发展青贮玉米是调整种植业结构的国家重点战略，太阳总辐射减少与降水量增加的气候变化趋势，成为调控玉米产量和品质形成的研究重点。目前，弱光和淹水胁迫对籽粒玉米根系生理活性、产量和品质形成过程的影响研究较多，其调控生理机制已经明确。但该生理机制在青贮玉米乳熟末期收获、注重青贮品质的情景下是否适用尚不明确；弱光、淹水单一或双重胁迫对青贮玉米根系生理活性、产量和品质形成过程的调控效应缺乏深入研究，调控生理机制并不明确。为此，申请者在穗期和花粒期设置弱光、淹水单一胁迫和双重胁迫情景，研究青贮玉米根系形态、生理学特性、器官间同化物积累规律、青贮品质（粗淀粉、粗蛋白、粗纤维、酸性洗涤纤维、中性洗涤纤维）对胁迫的响应过程，构建青贮玉米对胁迫的响应模型，阐明弱光、淹水单一或双重胁迫对青贮玉米产量和品质形成过程中的调控效应及其生理学机制，为探索弱光和淹水胁迫下青贮玉米产量和品质协同提升的调控新途径提供理论基础。

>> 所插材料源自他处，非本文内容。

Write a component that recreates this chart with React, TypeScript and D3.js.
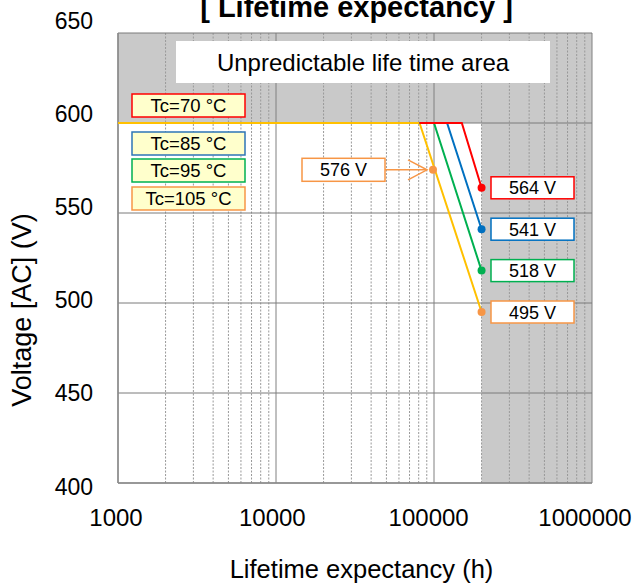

Developing silage maize plant area in order to adjust crop cultivation construction is the key strategy for China. Solar total radiation reduction and precipitation increase are the tendency for climate change, which become research focus for maize yield and quality formation regulation. Currently, there are many studies fouced on grain maize root physiological activity, grain yied and quality formation affected by low irradiance and waterlogging, and which the regulation physiological mechanism has been definited. But, if the regulation physiological mechanism for grain maize can be applied to silage maize, which always havest at grain late milk stage or early dough stage, were not definited. There were little researches foucsed on low irradiance stress, waterlogging stress and double stress effect silage maize root physiological activity, grain yied and quality formation, and so the regulation physiological mechanism were not definited. Therefore, the applicant set low irradiance stress, waterlogging stress and double stress from V6 stage to VT stage and form VT stage to harvest stage, in order to study the stress affect on silage maize root morphology, root physiological activity, photosynthate accumulation pattern among stem, leaves and grain, and silage quality, e.g., crude starch contents and varieties , crude protein contents , crude fiber contents and digestibility, ADF and NDF contents, and so on. So, we can build the silage maize and stress responsed model. Inilluminate the physiological mechanism which low irradiance stress, waterlogging stress and double stress effected on silage maize yield and silage quality. The reseults of our study will provide theoretic basis for exploring a new way to regulate silage maize high yield and superior silage quality under low irradiance stress, waterlogging stress and double stress.